GIVEN TASK: Leave out the pictures and transcribe everything else exactly.

— start of MATERIAL PROVIDED —

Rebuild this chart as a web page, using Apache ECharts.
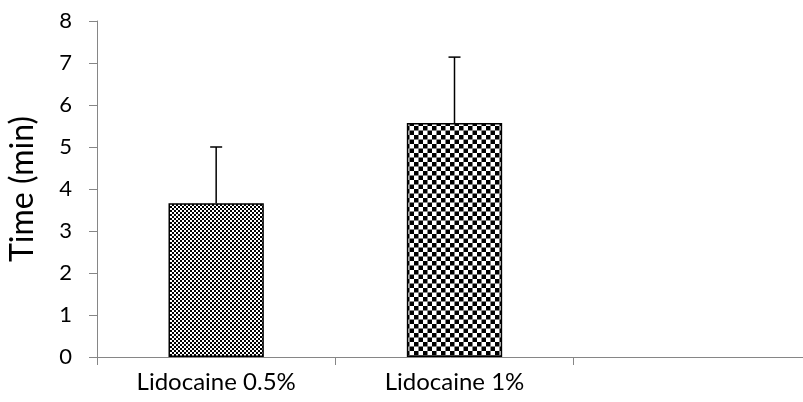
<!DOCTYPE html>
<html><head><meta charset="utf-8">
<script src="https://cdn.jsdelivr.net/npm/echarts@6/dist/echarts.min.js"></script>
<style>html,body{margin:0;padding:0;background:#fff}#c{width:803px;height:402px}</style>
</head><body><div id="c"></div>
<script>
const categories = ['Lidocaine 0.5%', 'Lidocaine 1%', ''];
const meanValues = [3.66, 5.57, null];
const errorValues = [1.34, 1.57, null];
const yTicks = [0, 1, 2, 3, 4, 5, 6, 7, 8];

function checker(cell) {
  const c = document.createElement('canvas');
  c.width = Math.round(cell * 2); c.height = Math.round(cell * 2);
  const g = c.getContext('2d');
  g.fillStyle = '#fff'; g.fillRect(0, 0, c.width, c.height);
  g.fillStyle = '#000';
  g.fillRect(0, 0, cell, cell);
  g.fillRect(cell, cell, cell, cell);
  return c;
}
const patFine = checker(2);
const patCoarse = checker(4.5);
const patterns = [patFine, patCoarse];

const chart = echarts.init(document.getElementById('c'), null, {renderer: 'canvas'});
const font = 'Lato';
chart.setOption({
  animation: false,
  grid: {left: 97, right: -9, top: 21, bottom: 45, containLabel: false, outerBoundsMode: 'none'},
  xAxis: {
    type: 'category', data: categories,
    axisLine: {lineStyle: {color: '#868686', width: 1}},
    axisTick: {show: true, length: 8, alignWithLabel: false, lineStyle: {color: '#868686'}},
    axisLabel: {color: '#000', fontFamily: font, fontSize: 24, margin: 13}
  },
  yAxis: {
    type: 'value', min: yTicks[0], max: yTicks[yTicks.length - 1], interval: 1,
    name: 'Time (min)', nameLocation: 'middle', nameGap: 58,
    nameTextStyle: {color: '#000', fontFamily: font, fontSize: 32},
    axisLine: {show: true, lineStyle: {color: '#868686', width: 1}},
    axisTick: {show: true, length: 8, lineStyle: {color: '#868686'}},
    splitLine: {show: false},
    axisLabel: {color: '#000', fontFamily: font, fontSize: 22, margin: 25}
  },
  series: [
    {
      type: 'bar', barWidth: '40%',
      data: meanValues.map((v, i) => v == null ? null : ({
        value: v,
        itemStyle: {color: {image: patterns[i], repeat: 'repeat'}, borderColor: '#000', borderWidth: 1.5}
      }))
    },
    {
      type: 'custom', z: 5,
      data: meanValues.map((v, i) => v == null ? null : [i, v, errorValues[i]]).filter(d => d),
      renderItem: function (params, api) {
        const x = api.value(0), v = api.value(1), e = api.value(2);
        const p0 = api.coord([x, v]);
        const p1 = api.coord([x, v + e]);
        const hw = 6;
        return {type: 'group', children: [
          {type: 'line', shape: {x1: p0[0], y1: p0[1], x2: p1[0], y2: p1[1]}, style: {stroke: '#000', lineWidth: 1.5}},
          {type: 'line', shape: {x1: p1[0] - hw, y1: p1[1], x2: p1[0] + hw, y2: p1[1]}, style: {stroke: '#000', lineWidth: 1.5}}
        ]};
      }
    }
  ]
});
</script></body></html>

— end of MATERIAL PROVIDED —

EXERCISE RESPONSE:
Rebuild this chart as a web page, using Apache ECharts.
<!DOCTYPE html>
<html><head><meta charset="utf-8">
<script src="https://cdn.jsdelivr.net/npm/echarts@6/dist/echarts.min.js"></script>
<style>html,body{margin:0;padding:0;background:#fff}#c{width:803px;height:402px}</style>
</head><body><div id="c"></div>
<script>
const categories = ['Lidocaine 0.5%', 'Lidocaine 1%', ''];
const meanValues = [3.66, 5.57, null];
const errorValues = [1.34, 1.57, null];
const yTicks = [0, 1, 2, 3, 4, 5, 6, 7, 8];

function checker(cell) {
  const c = document.createElement('canvas');
  c.width = Math.round(cell * 2); c.height = Math.round(cell * 2);
  const g = c.getContext('2d');
  g.fillStyle = '#fff'; g.fillRect(0, 0, c.width, c.height);
  g.fillStyle = '#000';
  g.fillRect(0, 0, cell, cell);
  g.fillRect(cell, cell, cell, cell);
  return c;
}
const patFine = checker(2);
const patCoarse = checker(4.5);
const patterns = [patFine, patCoarse];

const chart = echarts.init(document.getElementById('c'), null, {renderer: 'canvas'});
const font = 'Lato';
chart.setOption({
  animation: false,
  grid: {left: 97, right: -9, top: 21, bottom: 45, containLabel: false, outerBoundsMode: 'none'},
  xAxis: {
    type: 'category', data: categories,
    axisLine: {lineStyle: {color: '#868686', width: 1}},
    axisTick: {show: true, length: 8, alignWithLabel: false, lineStyle: {color: '#868686'}},
    axisLabel: {color: '#000', fontFamily: font, fontSize: 24, margin: 13}
  },
  yAxis: {
    type: 'value', min: yTicks[0], max: yTicks[yTicks.length - 1], interval: 1,
    name: 'Time (min)', nameLocation: 'middle', nameGap: 58,
    nameTextStyle: {color: '#000', fontFamily: font, fontSize: 32},
    axisLine: {show: true, lineStyle: {color: '#868686', width: 1}},
    axisTick: {show: true, length: 8, lineStyle: {color: '#868686'}},
    splitLine: {show: false},
    axisLabel: {color: '#000', fontFamily: font, fontSize: 22, margin: 25}
  },
  series: [
    {
      type: 'bar', barWidth: '40%',
      data: meanValues.map((v, i) => v == null ? null : ({
        value: v,
        itemStyle: {color: {image: patterns[i], repeat: 'repeat'}, borderColor: '#000', borderWidth: 1.5}
      }))
    },
    {
      type: 'custom', z: 5,
      data: meanValues.map((v, i) => v == null ? null : [i, v, errorValues[i]]).filter(d => d),
      renderItem: function (params, api) {
        const x = api.value(0), v = api.value(1), e = api.value(2);
        const p0 = api.coord([x, v]);
        const p1 = api.coord([x, v + e]);
        const hw = 6;
        return {type: 'group', children: [
          {type: 'line', shape: {x1: p0[0], y1: p0[1], x2: p1[0], y2: p1[1]}, style: {stroke: '#000', lineWidth: 1.5}},
          {type: 'line', shape: {x1: p1[0] - hw, y1: p1[1], x2: p1[0] + hw, y2: p1[1]}, style: {stroke: '#000', lineWidth: 1.5}}
        ]};
      }
    }
  ]
});
</script></body></html>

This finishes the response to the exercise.